How valuable is KJ Martin in a trade?
The question, “Should the Rockets trade KJ Martin?” is somewhat irrelevant without the context of what he would net in return. If the Rockets could land Kevin Durant for Martin straight up, that’s the easiest and craziest trade in NBA history, but if all the Rockets receive for Martin is cash considerations, then that’s simply a non-starter.
I wrote about KJ Martin’s trade value in the summer and did so earlier this week (if you’re interested in more details, click this link). In short, I don’t think Martin’s trade value is all that high. A very late first-round pick is the best Rockets could likely do. Some may see that as insulting, but it would be an incredible price to pay. The cost to acquire Christian Wood was the 26th pick. In what world does KJ Martin have greater trade value than Wood?
Martin is a valuable role player on the Rockets, but being a role player on the Rockets is one of the lowest distinctions in the NBA. Even if you believe he should start, most of the Rockets starters wouldn’t start for a contender. That’s not an insult, but an objective reality of where most of their roster is in their careers.

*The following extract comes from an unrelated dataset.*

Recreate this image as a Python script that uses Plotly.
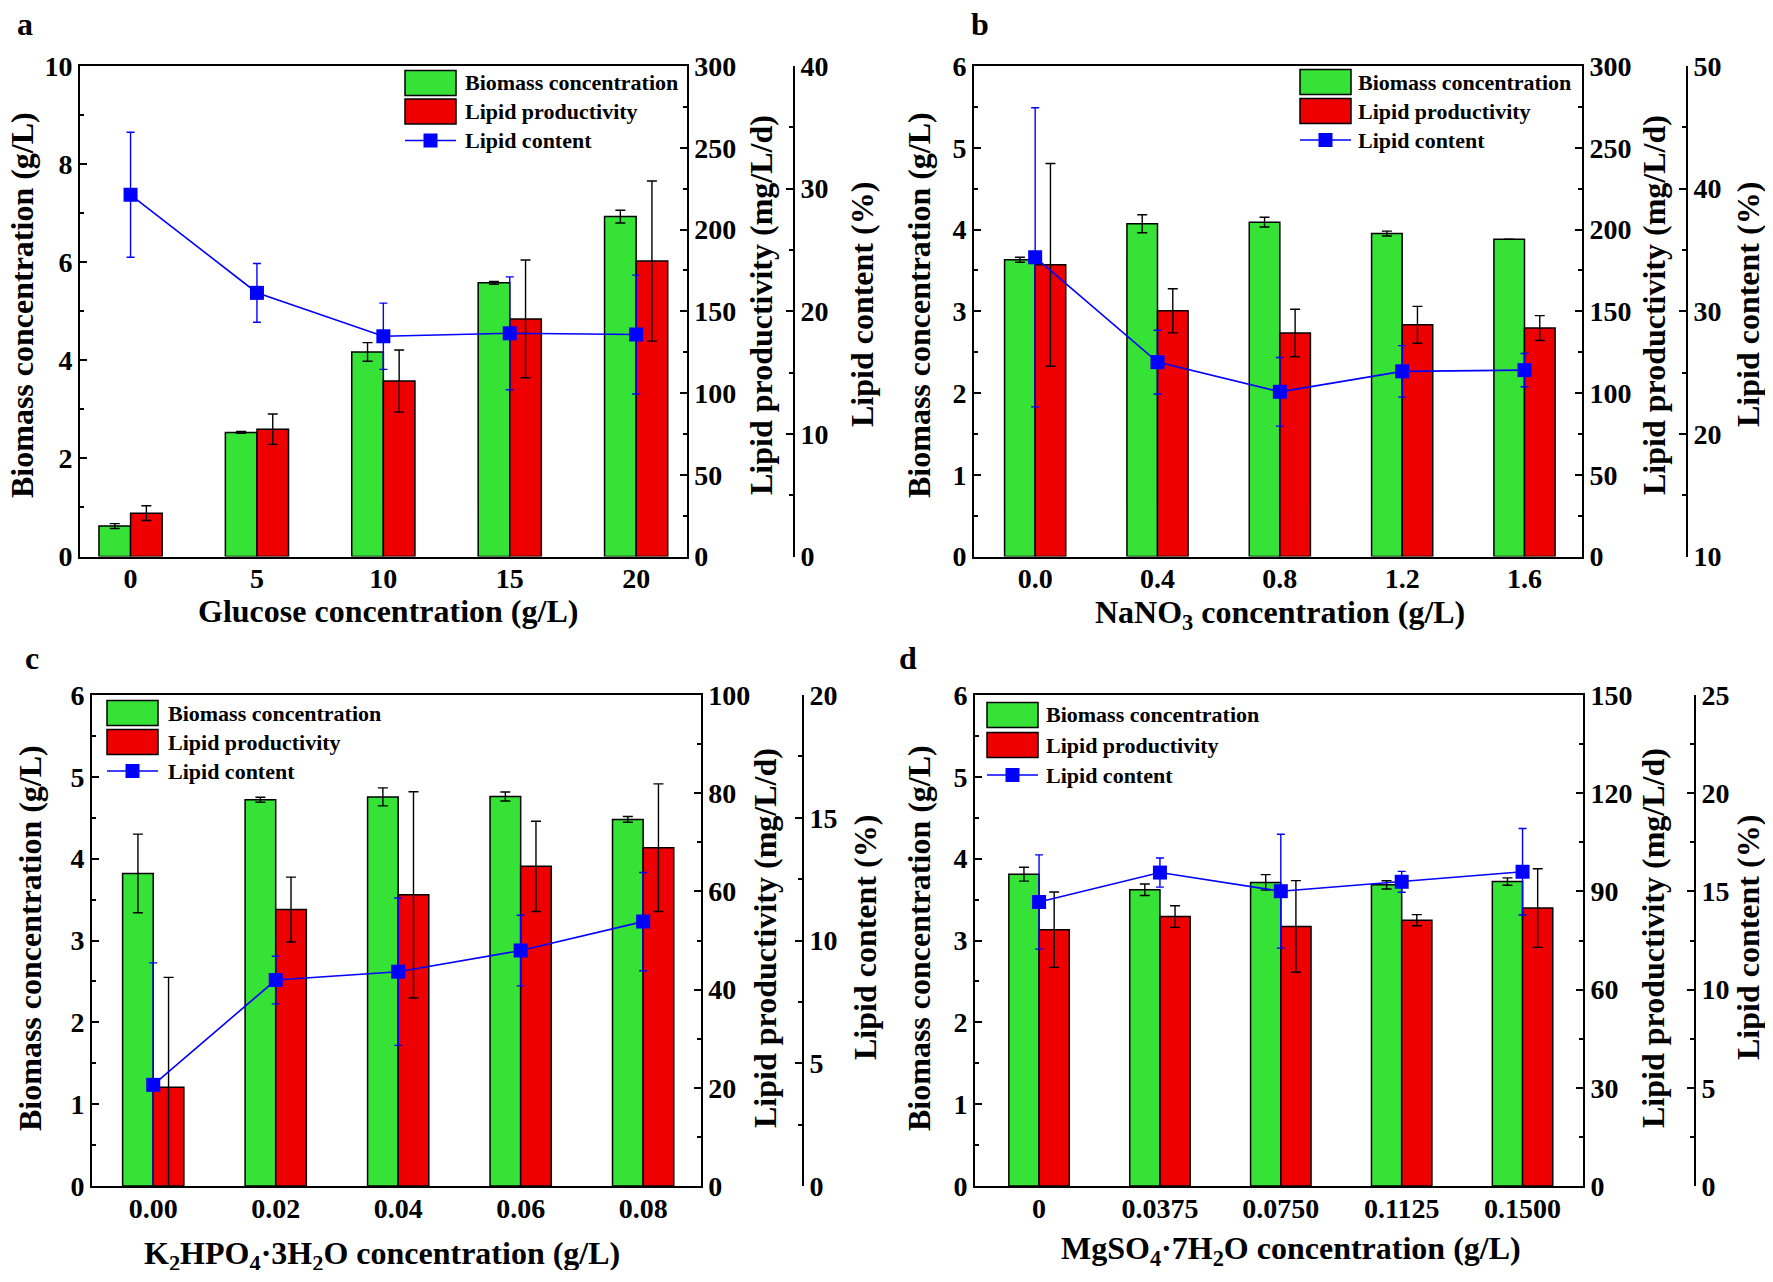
import plotly.graph_objects as go

# ---------------- data ----------------
a_labels = ["0", "5", "10", "15", "20"]
a_biomass = [0.62, 2.53, 4.17, 5.58, 6.93]
a_biomass_err = [0.05, 0.02, 0.19, 0.03, 0.13]
a_prod = [26.5, 77.9, 107.3, 145.3, 180.7]
a_prod_err = [4.5, 9.3, 19.0, 36.0, 49.0]
a_content = [29.5, 21.5, 17.96, 18.2, 18.1]
a_content_err = [5.1, 2.4, 2.7, 4.6, 4.85]

b_labels = ["0.0", "0.4", "0.8", "1.2", "1.6"]
b_biomass = [3.63, 4.07, 4.09, 3.95, 3.88]
b_biomass_err = [0.03, 0.11, 0.06, 0.03, 0.0]
b_prod = [178.4, 150.3, 136.7, 141.7, 139.7]
b_prod_err = [62.0, 13.5, 14.5, 11.3, 7.6]
b_content = [34.4, 25.85, 23.43, 25.1, 25.2]
b_content_err = [12.2, 2.6, 2.8, 2.1, 1.36]

c_labels = ["0.00", "0.02", "0.04", "0.06", "0.08"]
c_biomass = [3.82, 4.72, 4.755, 4.76, 4.48]
c_biomass_err = [0.48, 0.03, 0.11, 0.055, 0.035]
c_prod = [20.1, 56.3, 59.3, 65.1, 68.9]
c_prod_err = [22.4, 6.6, 21.0, 9.2, 13.0]
c_content = [4.12, 8.39, 8.73, 9.59, 10.77]
c_content_err = [4.97, 0.97, 3.0, 1.44, 2.0]

d_labels = ["0", "0.0375", "0.0750", "0.1125", "0.1500"]
d_biomass = [3.81, 3.62, 3.71, 3.68, 3.72]
d_biomass_err = [0.085, 0.07, 0.095, 0.05, 0.045]
d_prod = [78.3, 82.3, 79.3, 81.2, 84.9]
d_prod_err = [11.5, 3.3, 14.0, 1.7, 12.0]
d_content = [14.46, 15.96, 15.01, 15.49, 16.0]
d_content_err = [2.4, 0.74, 2.9, 0.53, 2.2]

series_names = ["Biomass concentration", "Lipid productivity", "Lipid content"]

# ---------------- styling ----------------
W, H = 1757, 1262          # page body has an 8 px margin
OFF = 8
FONT = "Liberation Serif"
GREEN = "#36e236"
RED = "#ee0000"
BLUE = "#0000ff"
BAR_W = 0.25

def px(x):
    return (x - OFF) / W

def py(y):
    return 1 - (y - OFF) / H

panels = [
    dict(labels=a_labels, bio=a_biomass, bio_e=a_biomass_err, prod=a_prod, prod_e=a_prod_err,
         cont=a_content, cont_e=a_content_err,
         xdom=(80, 686.7), ydom=(556.5, 66), pos3=794, xr=[-0.4, 4.4],
         r1=[0, 10], d1=2, m1=1, r2=[0, 300], d2=50, m2=25, r3=[0, 40], d3=10, m3=5,
         xtitle="Glucose concentration (g/L)", xt_pos=(388, 611),
         lt=22, r1t=761, r2t=862, ty=305, letter="a", let_pos=(25, 24),
         leg_box=(405, 456), leg_text=463, leg_rows=(83, 111.5, 140.5)),
    dict(labels=b_labels, bio=b_biomass, bio_e=b_biomass_err, prod=b_prod, prod_e=b_prod_err,
         cont=b_content, cont_e=b_content_err,
         xdom=(974, 1582), ydom=(556.5, 66), pos3=1687, xr=[-0.5, 4.47],
         r1=[0, 6], d1=1, m1=0.5, r2=[0, 300], d2=50, m2=25, r3=[10, 50], d3=10, m3=5,
         xtitle="NaNO<sub>3</sub> concentration (g/L)", xt_pos=(1280, 614),
         lt=919, r1t=1654, r2t=1748, ty=305, letter="b", let_pos=(980, 24),
         leg_box=(1300, 1351), leg_text=1356, leg_rows=(82, 111, 140)),
    dict(labels=c_labels, bio=c_biomass, bio_e=c_biomass_err, prod=c_prod, prod_e=c_prod_err,
         cont=c_content, cont_e=c_content_err,
         xdom=(92, 700.7), ydom=(1186, 695), pos3=803, xr=[-0.5, 4.47],
         r1=[0, 6], d1=1, m1=0.5, r2=[0, 100], d2=20, m2=10, r3=[0, 20], d3=5, m3=2.5,
         xtitle="K<sub>2</sub>HPO<sub>4</sub>·3H<sub>2</sub>O concentration (g/L)", xt_pos=(382, 1255),
         lt=30, r1t=765, r2t=865, ty=938, letter="c", let_pos=(32, 658),
         leg_box=(107, 158), leg_text=166, leg_rows=(713, 742, 771)),
    dict(labels=d_labels, bio=d_biomass, bio_e=d_biomass_err, prod=d_prod, prod_e=d_prod_err,
         cont=d_content, cont_e=d_content_err,
         xdom=(975, 1583), ydom=(1186, 695), pos3=1695, xr=[-0.53, 4.5],
         r1=[0, 6], d1=1, m1=0.5, r2=[0, 150], d2=30, m2=15, r3=[0, 25], d3=5, m3=2.5,
         xtitle="MgSO<sub>4</sub>·7H<sub>2</sub>O concentration (g/L)", xt_pos=(1291, 1250),
         lt=919, r1t=1653, r2t=1748, ty=938, letter="d", let_pos=(908, 658),
         leg_box=(987, 1038), leg_text=1044, leg_rows=(715, 745, 775)),
]

fig = go.Figure()
layout = dict(template="none", width=W, height=H, margin=dict(l=0, r=0, t=0, b=0, pad=0),
              paper_bgcolor="white", plot_bgcolor="rgba(0,0,0,0)",
              barmode="overlay", showlegend=False, annotations=[], shapes=[])

tickfont = dict(family=FONT, size=28, color="black", weight="bold")
titlefont = dict(family=FONT, size=32, color="black", weight="bold")
legfont = dict(family=FONT, size=22, color="black", weight="bold")

def yaxis_common(rng, dt, mdt):
    return dict(range=rng, dtick=dt, showline=True, linewidth=2, linecolor="black",
                ticks="inside", ticklen=7, tickwidth=1.5, tickcolor="black",
                minor=dict(ticks="inside", ticklen=4, dtick=mdt, tickcolor="black", tickwidth=1.5),
                showgrid=False, zeroline=False, tickfont=tickfont, automargin=False)

for i, p in enumerate(panels):
    xn = "x" if i == 0 else f"x{i+1}"
    xk = "xaxis" if i == 0 else f"xaxis{i+1}"
    ya, yb, yc = 3 * i + 1, 3 * i + 2, 3 * i + 3
    yan = "y" if ya == 1 else f"y{ya}"
    ybn, ycn = f"y{yb}", f"y{yc}"
    yak = "yaxis" if ya == 1 else f"yaxis{ya}"
    ybk, yck = f"yaxis{yb}", f"yaxis{yc}"
    idx = list(range(len(p["labels"])))

    fig.add_trace(go.Bar(x=idx, y=p["bio"], width=BAR_W, offset=-BAR_W,
                         marker=dict(color=GREEN, line=dict(color="black", width=1.5)),
                         error_y=dict(type="data", array=p["bio_e"], color="black", thickness=1.4, width=5),
                         name=series_names[0], xaxis=xn, yaxis=yan))
    fig.add_trace(go.Bar(x=idx, y=p["prod"], width=BAR_W, offset=0,
                         marker=dict(color=RED, line=dict(color="black", width=1.5)),
                         error_y=dict(type="data", array=p["prod_e"], color="black", thickness=1.4, width=5),
                         name=series_names[1], xaxis=xn, yaxis=ybn))
    fig.add_trace(go.Scatter(x=idx, y=p["cont"], mode="lines+markers",
                             line=dict(color=BLUE, width=1.6),
                             marker=dict(symbol="square", size=14, color=BLUE),
                             error_y=dict(type="data", array=p["cont_e"], color=BLUE, thickness=1.4, width=4),
                             name=series_names[2], xaxis=xn, yaxis=ycn))

    xd = [px(p["xdom"][0]), px(p["xdom"][1])]
    yd = [py(p["ydom"][0]), py(p["ydom"][1])]
    layout[xk] = dict(domain=xd, anchor=yan, range=p["xr"], tickvals=idx, ticktext=p["labels"],
                      showline=True, linewidth=2, linecolor="black", mirror=True,
                      ticks="", ticklen=0, ticklabelstandoff=-4, showgrid=False, zeroline=False,
                      tickfont=tickfont, automargin=False)
    layout[yak] = dict(domain=yd, anchor=xn, side="left", **yaxis_common(p["r1"], p["d1"], p["m1"]))
    layout[ybk] = dict(domain=yd, anchor=xn, overlaying=yan, side="right",
                       **yaxis_common(p["r2"], p["d2"], p["m2"]))
    layout[yck] = dict(domain=yd, anchor="free", position=px(p["pos3"]), overlaying=yan, side="right",
                       **yaxis_common(p["r3"], p["d3"], p["m3"]))

    ann = layout["annotations"]
    shp = layout["shapes"]
    ann.append(dict(text=p["xtitle"], x=px(p["xt_pos"][0]), y=py(p["xt_pos"][1]), xref="paper", yref="paper",
                    showarrow=False, xanchor="center", yanchor="middle", font=titlefont))
    ann.append(dict(text="Biomass concentration (g/L)", x=px(p["lt"]), y=py(p["ty"]), xref="paper", yref="paper",
                    showarrow=False, textangle=-90, xanchor="center", yanchor="middle", font=titlefont))
    ann.append(dict(text="Lipid productivity (mg/L/d)", x=px(p["r1t"]), y=py(p["ty"]), xref="paper", yref="paper",
                    showarrow=False, textangle=-90, xanchor="center", yanchor="middle", font=titlefont))
    ann.append(dict(text="Lipid content (%)", x=px(p["r2t"]), y=py(p["ty"]), xref="paper", yref="paper",
                    showarrow=False, textangle=-90, xanchor="center", yanchor="middle", font=titlefont))
    ann.append(dict(text=p["letter"], x=px(p["let_pos"][0]), y=py(p["let_pos"][1]), xref="paper", yref="paper",
                    showarrow=False, xanchor="center", yanchor="middle",
                    font=dict(family=FONT, size=32, color="black", weight="bold")))

    # legend (keys drawn as shapes, labels as text)
    bx0, bx1 = p["leg_box"]
    r0, r1, r2 = p["leg_rows"]
    for ry, col in ((r0, GREEN), (r1, RED)):
        shp.append(dict(type="rect", xref="paper", yref="paper",
                        x0=px(bx0), x1=px(bx1), y0=py(ry + 12.5), y1=py(ry - 12.5),
                        fillcolor=col, line=dict(color="black", width=1.5)))
    shp.append(dict(type="line", xref="paper", yref="paper", x0=px(bx0), x1=px(bx1),
                    y0=py(r2), y1=py(r2), line=dict(color=BLUE, width=1.6)))
    cx = (bx0 + bx1) / 2
    shp.append(dict(type="rect", xref="paper", yref="paper", x0=px(cx - 7), x1=px(cx + 7),
                    y0=py(r2 + 7), y1=py(r2 - 7), fillcolor=BLUE, line=dict(color=BLUE, width=0)))
    for name, ry in zip(series_names, (r0, r1, r2)):
        ann.append(dict(text=name, x=px(p["leg_text"]), y=py(ry), xref="paper", yref="paper",
                        showarrow=False, xanchor="left", yanchor="middle", font=legfont))

fig.update_layout(**layout)
fig.write_html("out.html")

Jalen Green, Jabari Smith Jr., Kevin Porter Jr., Alperen Sengun, and Tari Eason are all exciting young players with potential, but their ability to help a team win now is very limited. They all could carve out a role on a good team, but their trade value is wrapped up in what they can be down the line. This is what makes KJ Martin such a difficult player to gauge in terms of trade value.
Currently, Martin has a few excellent traits but offers very little outside of cutting, running in transition, and occasionally operating as a roll man. His defense, outside of highlight reel blocks, is still questionably reliable, and his dribbling, floor spacing, and passing are serviceable enough but aren’t special.
One of the reasons Rockets fans love Martin is because of his scoring efficiency, but the way he gets there raises questions about his actual value. Cuts and roll man possessions are two of the highest-efficiency lowest-frequency plays in basketball. Transition possessions occur at a much higher frequency and are similarly very efficient, but being on the receiving end of transition possessions is far less valuable than being the originator.
Martin’s greatest strength is also his greatest flaw. He doesn’t create, he finishes. Doing so will boost your scoring efficiency, but the true value is in creating those opportunities. This isn’t to say that Martin’s cutting isn’t a tangible strength, but it’s the reality that cutting and finishing is the easy part of the possession.